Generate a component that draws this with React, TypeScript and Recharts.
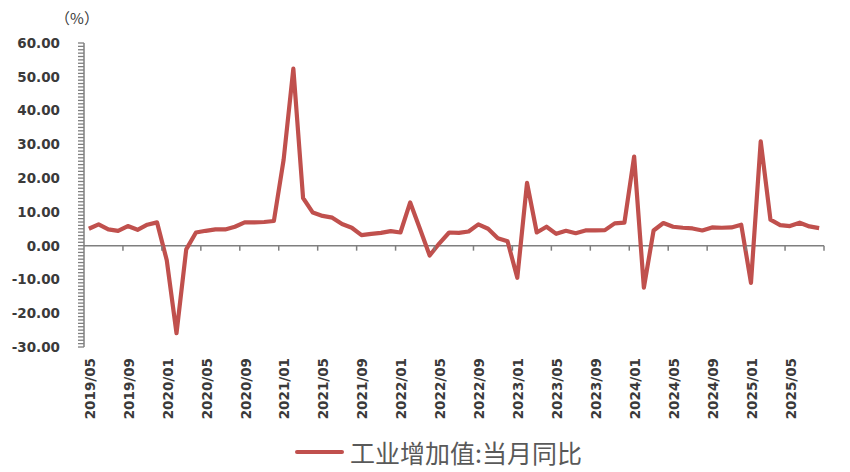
import React from "react";
import { LineChart, Line, XAxis, YAxis, ReferenceLine } from "recharts";

const months = [
  "2019/05", "2019/06", "2019/07", "2019/08", "2019/09", "2019/10", "2019/11", "2019/12",
  "2020/01", "2020/02", "2020/03", "2020/04", "2020/05", "2020/06", "2020/07", "2020/08", "2020/09", "2020/10", "2020/11", "2020/12",
  "2021/01", "2021/02", "2021/03", "2021/04", "2021/05", "2021/06", "2021/07", "2021/08", "2021/09", "2021/10", "2021/11", "2021/12",
  "2022/01", "2022/02", "2022/03", "2022/04", "2022/05", "2022/06", "2022/07", "2022/08", "2022/09", "2022/10", "2022/11", "2022/12",
  "2023/01", "2023/02", "2023/03", "2023/04", "2023/05", "2023/06", "2023/07", "2023/08", "2023/09", "2023/10", "2023/11", "2023/12",
  "2024/01", "2024/02", "2024/03", "2024/04", "2024/05", "2024/06", "2024/07", "2024/08", "2024/09", "2024/10", "2024/11", "2024/12",
  "2025/01", "2025/02", "2025/03", "2025/04", "2025/05", "2025/06", "2025/07", "2025/08",
];

// 工业增加值:当月同比 (%)
const growth = [
  5.0, 6.3, 4.8, 4.4, 5.8, 4.7, 6.2, 6.9,
  -4.3, -25.9, -1.1, 3.9, 4.4, 4.8, 4.8, 5.6, 6.9, 6.9, 7.0, 7.3,
  25.4, 52.4, 14.1, 9.8, 8.8, 8.3, 6.4, 5.3, 3.1, 3.5, 3.8, 4.3,
  3.9, 12.8, 5.0, -2.9, 0.7, 3.9, 3.8, 4.2, 6.3, 5.0, 2.2, 1.3,
  -9.5, 18.6, 3.9, 5.6, 3.5, 4.4, 3.7, 4.5, 4.5, 4.6, 6.6, 6.8,
  26.4, -12.4, 4.5, 6.7, 5.6, 5.3, 5.1, 4.5, 5.4, 5.3, 5.4, 6.2,
  -11.0, 30.9, 7.7, 6.1, 5.8, 6.8, 5.7, 5.2,
];

const yMajor = [-30, -20, -10, 0, 10, 20, 30, 40, 50, 60];
const yMinor = Array.from({ length: 91 }, (_, i) => i - 30);

const seriesName = "工业增加值:当月同比";

const data = months.map((m, i) => ({ month: m, value: growth[i] }));

const W = 850;
const H = 472;
const PLOT_LEFT = 84;
const PLOT_RIGHT = 824;
const PLOT_TOP = 43;
const PLOT_BOTTOM = 347;
const band = (PLOT_RIGHT - PLOT_LEFT) / months.length;
const zeroY =
  PLOT_TOP + ((PLOT_BOTTOM - PLOT_TOP) * yMajor[yMajor.length - 1]) / (yMajor[yMajor.length - 1] - yMajor[0]);

const RED = "#C0504D";
const AXIS = "#7f7f7f";
const LABEL = "#3a3a3a";

const XTick = (props: any) => {
  const { x, payload } = props;
  const idx = months.indexOf(payload.value);
  const left = x - band / 2;
  return (
    <g>
      {idx > 0 && (
        <line x1={left} x2={left} y1={zeroY} y2={zeroY + 5} stroke={AXIS} strokeWidth={1.5} />
      )}
      {idx + 4 >= months.length && (
        <line
          x1={PLOT_RIGHT}
          x2={PLOT_RIGHT}
          y1={zeroY}
          y2={zeroY + 5}
          stroke={AXIS}
          strokeWidth={1.5}
        />
      )}
      <text
        transform={`translate(${x + 1},${PLOT_BOTTOM + 11}) rotate(-90)`}
        textAnchor="end"
        dy="0.36em"
        fontFamily="DejaVu Sans"
        fontWeight="bold"
        fontSize={13.5}
        fill={LABEL}
      >
        {payload.value}
      </text>
    </g>
  );
};

const YTick = (props: any) => {
  const { y, payload } = props;
  const major = yMajor.indexOf(payload.value) >= 0;
  return (
    <g>
      <line x1={PLOT_LEFT - 6} x2={PLOT_LEFT} y1={y} y2={y} stroke={AXIS} strokeWidth={1.3} />
      {major && (
        <text
          x={60}
          y={y}
          dy="0.36em"
          textAnchor="end"
          fontFamily="DejaVu Sans"
          fontWeight="bold"
          fontSize={13.5}
          fill={LABEL}
        >
          {payload.value.toFixed(2)}
        </text>
      )}
    </g>
  );
};

export default function App() {
  return (
    <div style={{ position: "absolute", left: 0, top: 0, width: W, height: H, background: "#fff" }}>
      <LineChart
        width={W}
        height={H}
        data={data}
        margin={{ top: PLOT_TOP, right: W - PLOT_RIGHT, bottom: H - PLOT_BOTTOM - 85, left: 0 }}
      >
        <XAxis
          dataKey="month"
          interval={3}
          height={85}
          axisLine={false}
          tickLine={false}
          tick={<XTick />}
          padding={{ left: band / 2, right: band / 2 }}
        />
        <YAxis
          width={PLOT_LEFT}
          domain={[yMajor[0], yMajor[yMajor.length - 1]]}
          ticks={yMinor}
          interval={0}
          tickSize={6}
          axisLine={{ stroke: AXIS, strokeWidth: 1.5 }}
          tickLine={false}
          tick={<YTick />}
        />
        <ReferenceLine y={0} stroke={AXIS} strokeWidth={1.5} />
        <Line
          type="linear"
          dataKey="value"
          name={seriesName}
          stroke={RED}
          strokeWidth={4.2}
          strokeLinejoin="round"
          dot={false}
          isAnimationActive={false}
        />
        <text
          x={77}
          y={24}
          textAnchor="middle"
          fontFamily="Noto Sans CJK SC"
          fontSize={15}
          fill={LABEL}
        >
          （%）
        </text>
      </LineChart>
      <div
        style={{
          position: "absolute",
          left: 295,
          top: 434,
          display: "flex",
          alignItems: "center",
          fontFamily: "Noto Sans CJK SC",
          fontSize: 25,
          color: "#595959",
          whiteSpace: "nowrap",
        }}
      >
        <span
          style={{
            display: "inline-block",
            width: 49,
            height: 4,
            borderRadius: 2,
            background: RED,
            marginRight: 6,
          }}
        />
        <span>{seriesName}</span>
      </div>
    </div>
  );
}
■ ■ ■ ■
TASK PROMPT: Everything from the top line of the data down to and including the line with "const data = months.map((m, i)" is to be copied, except the pictures.

RESULT FOR THIS EXERCISE:
Generate a component that draws this with React, TypeScript and Recharts.
import React from "react";
import { LineChart, Line, XAxis, YAxis, ReferenceLine } from "recharts";

const months = [
  "2019/05", "2019/06", "2019/07", "2019/08", "2019/09", "2019/10", "2019/11", "2019/12",
  "2020/01", "2020/02", "2020/03", "2020/04", "2020/05", "2020/06", "2020/07", "2020/08", "2020/09", "2020/10", "2020/11", "2020/12",
  "2021/01", "2021/02", "2021/03", "2021/04", "2021/05", "2021/06", "2021/07", "2021/08", "2021/09", "2021/10", "2021/11", "2021/12",
  "2022/01", "2022/02", "2022/03", "2022/04", "2022/05", "2022/06", "2022/07", "2022/08", "2022/09", "2022/10", "2022/11", "2022/12",
  "2023/01", "2023/02", "2023/03", "2023/04", "2023/05", "2023/06", "2023/07", "2023/08", "2023/09", "2023/10", "2023/11", "2023/12",
  "2024/01", "2024/02", "2024/03", "2024/04", "2024/05", "2024/06", "2024/07", "2024/08", "2024/09", "2024/10", "2024/11", "2024/12",
  "2025/01", "2025/02", "2025/03", "2025/04", "2025/05", "2025/06", "2025/07", "2025/08",
];

// 工业增加值:当月同比 (%)
const growth = [
  5.0, 6.3, 4.8, 4.4, 5.8, 4.7, 6.2, 6.9,
  -4.3, -25.9, -1.1, 3.9, 4.4, 4.8, 4.8, 5.6, 6.9, 6.9, 7.0, 7.3,
  25.4, 52.4, 14.1, 9.8, 8.8, 8.3, 6.4, 5.3, 3.1, 3.5, 3.8, 4.3,
  3.9, 12.8, 5.0, -2.9, 0.7, 3.9, 3.8, 4.2, 6.3, 5.0, 2.2, 1.3,
  -9.5, 18.6, 3.9, 5.6, 3.5, 4.4, 3.7, 4.5, 4.5, 4.6, 6.6, 6.8,
  26.4, -12.4, 4.5, 6.7, 5.6, 5.3, 5.1, 4.5, 5.4, 5.3, 5.4, 6.2,
  -11.0, 30.9, 7.7, 6.1, 5.8, 6.8, 5.7, 5.2,
];

const yMajor = [-30, -20, -10, 0, 10, 20, 30, 40, 50, 60];
const yMinor = Array.from({ length: 91 }, (_, i) => i - 30);

const seriesName = "工业增加值:当月同比";

const data = months.map((m, i) => ({ month: m, value: growth[i] }));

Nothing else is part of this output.